Algo. is pretty basic as I am new to this - so naturally it is based of the introduction algo.

def initialize(context):  
    context.security = symbol('AAPL')

def handle_data(context, data):  
    mavg5 = data[context.security].mavg(5)  
    mavg30 = data[context.security].mavg(30)  
    current_price = data[context.security].price  
    ?buying_price? = data[...?    

    cash = context.portfolio.cash

    if 1.0275*mavg5 > mavg30 and cash > current_price:  
        # Need to calculate how many shares we can buy  
        number_of_shares = int(cash/current_price)  
        # Place the buy order (positive means buy, negative means sell)  
        order(context.security, +number_of_shares)  
        log.info("Buying %s" % (context.security.symbol))

    elif current_price > 1.055*mavg5 and mavg5 > mavg30 and current_price > ?buying_price?:

        # Sell all of our shares by setting the target position to zero  
        order_target(context.security, 0)  
        log.info("Selling %s" % (context.security.symbol))  
    # You can use the record() method to track any custom signal.  
    # The record graph tracks up to five different variables.  
    # Here we record the Apple stock price.  
    record(stock_price=data[context.security].price)  
5 responses

Hello Christian,

As a default, the backtester uses an inaccessible future price as the price for buying/selling. This is to simulate real-world trading, since otherwise the backtest would suffer from 'look-ahead' bias (incorporating unavailable future information into decision making at a given simulation time).

So, you need a model for the 'buying_price' that will use available data to project forward to the next bar. It might be a useful exercise to figure out how to do a straight-line fit to the trailing price data versus wall-clock time (or 'trading time'--skipping nights and weekends).

Grant

Hi again,
Not sure what to make of your post. I'm pretty new in this field, so I don't understand most of the coding terms you are using.

I have been looking around under the portfolio and position object in the API. The only thing I can find is this, and I am not even sure it is the right thing:

last_sale_price
Float: Price at last sale of this security. This is identical to close_price and price.

This gives me the price of the stock right now, but how do I get the price at which I bought the stock at? That way I can make it so my algorithm will only sell if there is an actual profit involved, at the moment the sales are based off of the current_price being higher than the mavg5(times something) - and therefore it sells at a loss overtime if an opportunity does not strike.

Basically I want it to hold the stocks if it cant sell them above the price it has bought them at.

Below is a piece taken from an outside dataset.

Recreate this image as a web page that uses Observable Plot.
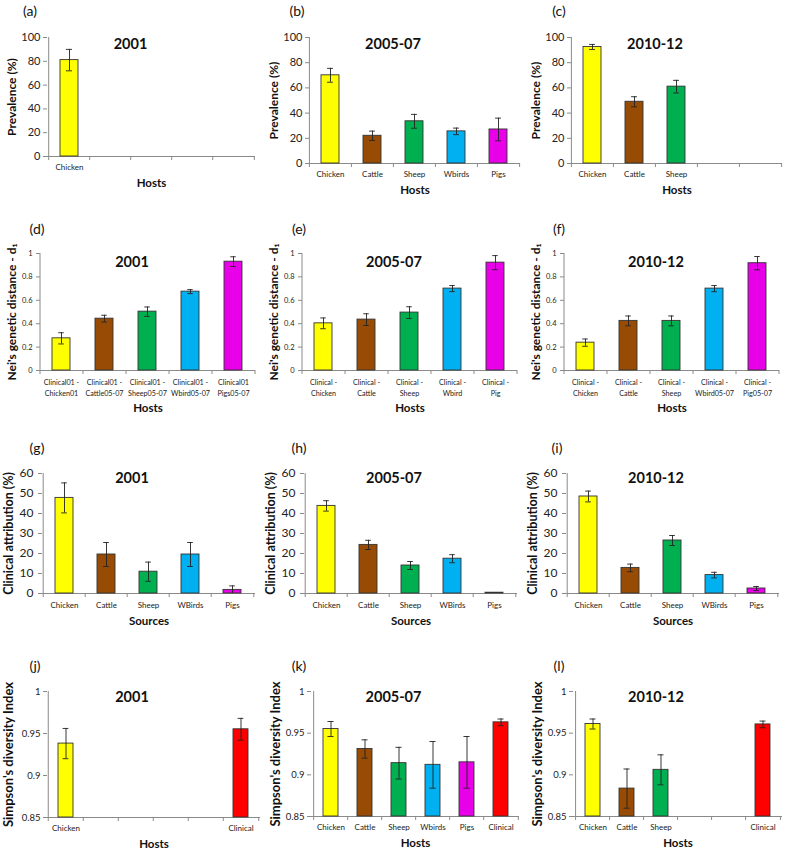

Note: The code above is not valid anymore as it has been changed quite a bit

Hi Christian,

In fact, you don't need to know last buy price. What you need to track is the the average cost price of your stock position and this can be done by calling Position object and its cost_basis property:

Position object
The position object represents a current open position, and is contained inside the positions dictionary. For example, if you had an open AAPL position, you'd access it using context.portfolio.positions[symbol('AAPL')]. The position object has the following properties:

cost_basis
Float: The volume-weighted average price paid (price and commission) per share in this position.

Sorry Christian,

I misunderstood. I thought you were needing the price at which you would buy/sell once an order is submitted. Allen's 'cost_basis' suggestion should work, right?